All coffee is easily damaged by frost (one night below 0°C can cause extensive defoliation), and this is a risk in southern Brazil, or closer to the Equator, at altitudes of 2000 metres.

In general, coffee needs an annual rainfall of 1500 to 3000 mm, arabica generally requiring less, and the rainfall pattern is important for growth, budding and flowering.

Whereas robusta coffee can be grown between sea-level and about 800 metres, arabica does best at higher altitudes and is often grown in hilly areas. All coffee needs good drainage, but it can grow on soils of different depths, pH and mineral content, given suitable applications of fertilizer.

Coffee seedling
in nursery

The two main coffee production systems are known as 'shade-grown' and 'full-sun' coffee. Full-sun coffee (also called 'technified' coffee) tends to be monocropped robusta coffee, as often seen in Brazil. Shade-grown coffee is grown under taller trees, which can consist of other economic crops such as bananas and pepper, and tends to be arabica coffee. However, farmers employ a variety of techniques when growing their coffee depending on prevailing economic, farm-specific and microclimatic factors.
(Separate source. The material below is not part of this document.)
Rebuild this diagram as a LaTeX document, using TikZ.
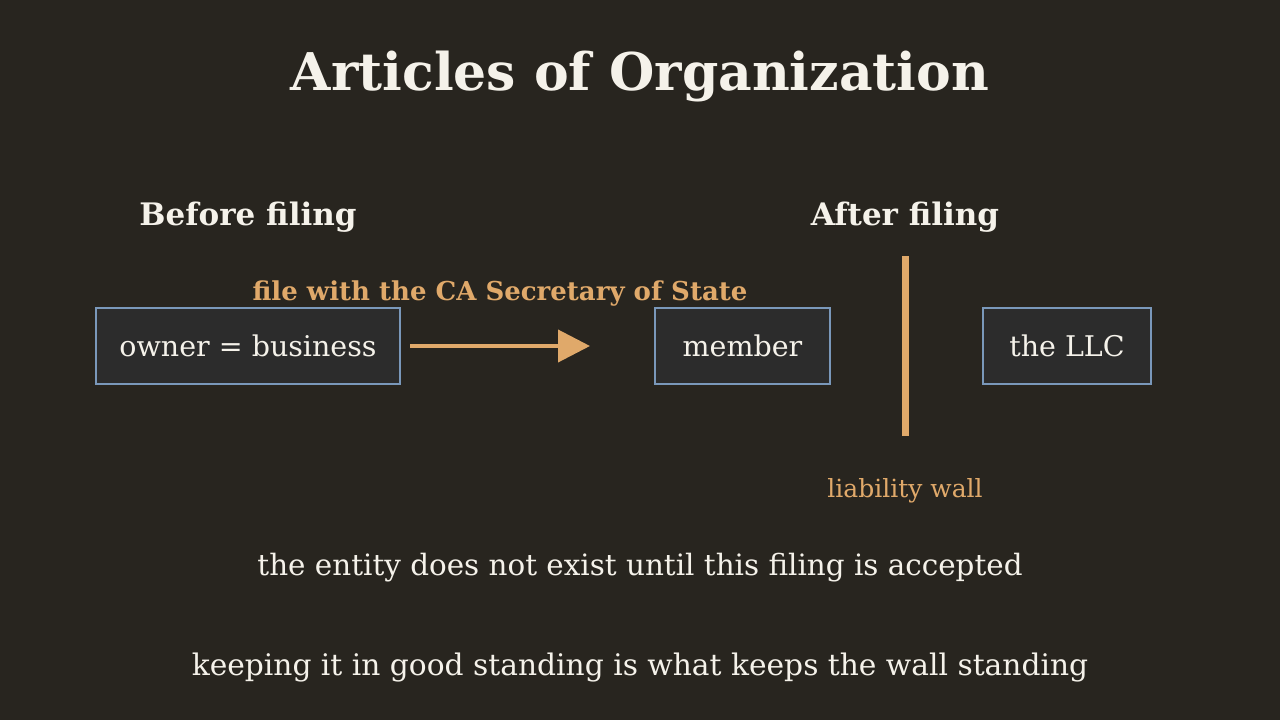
\documentclass[tikz,border=0pt]{standalone}
\usepackage{fontspec}
\setmainfont{DejaVu Serif}
\usetikzlibrary{arrows.meta}
\definecolor{bg}{HTML}{28251F}
\definecolor{boxfill}{HTML}{2C2C2C}
\definecolor{boxline}{HTML}{7A98BA}
\definecolor{accent}{HTML}{E0A96A}
\definecolor{ink}{HTML}{F5F2EA}
\tikzset{
  stagebox/.style={draw=boxline, line width=2pt, fill=boxfill, text=ink, font=\fontsize{28.5}{32}\selectfont, minimum height=76pt, inner sep=0pt},
  lbl/.style={anchor=base, inner sep=0pt},
}
\begin{document}
\begin{tikzpicture}[x=1pt,y=-1pt]
\useasboundingbox[fill=bg] (0,0) rectangle (1280,720);
\node[lbl, text=ink, font=\fontsize{52}{58}\selectfont\bfseries] (title) at (640,90) {Articles of Organization};
\node[lbl, text=ink, font=\fontsize{31}{35}\selectfont\bfseries] (before) at (248,225) {Before filing};
\node[lbl, text=ink, font=\fontsize{31}{35}\selectfont\bfseries] (after) at (905,225) {After filing};
\node[lbl, text=accent, font=\fontsize{26}{30}\selectfont\bfseries] (filelbl) at (500,300) {file with the CA Secretary of State};
\node[stagebox, minimum width=304pt] (owner) at (248,346) {owner = business};
\node[stagebox, minimum width=175pt] (member) at (742.5,346) {member};
\node[stagebox, minimum width=168pt] (llc) at (1067,346) {the LLC};
\coordinate (a1) at (410,346);
\coordinate (a2) at (590,346);
\draw[accent, line width=4pt, -{Triangle[length=32pt,width=32pt]}] (a1) -- (a2);
\coordinate (w1) at (905.5,256);
\coordinate (w2) at (905.5,436);
\draw[accent, line width=7pt] (w1) -- (w2);
\node[lbl, text=accent, font=\fontsize{25}{29}\selectfont] (wall) at (905,497) {liability wall};
\node[lbl, text=ink, font=\fontsize{29.4}{33}\selectfont] (note1) at (640,575) {the entity does not exist until this filing is accepted};
\node[lbl, text=ink, font=\fontsize{29.7}{34}\selectfont] (note2) at (640,675) {keeping it in good standing is what keeps the wall standing};
\end{tikzpicture}
\end{document}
The first harvest of a newly-planted coffee tree usually takes place after two years, but optimal yields are only reached some two to three years later. Trees will continue to produce high quality beans for up to 20 years, which is then followed by a further 20 years of declining quality production (van Djik et al. 1998).

Coffee is produced in about 80 tropical and sub-tropical countries, and some 10.6 million hectares are currently under coffee production. More than 50% of global coffee production comes from holdings of less than 5 hectares (Clay, 2004), thus indicating the importance of the crop to smallholder farmers.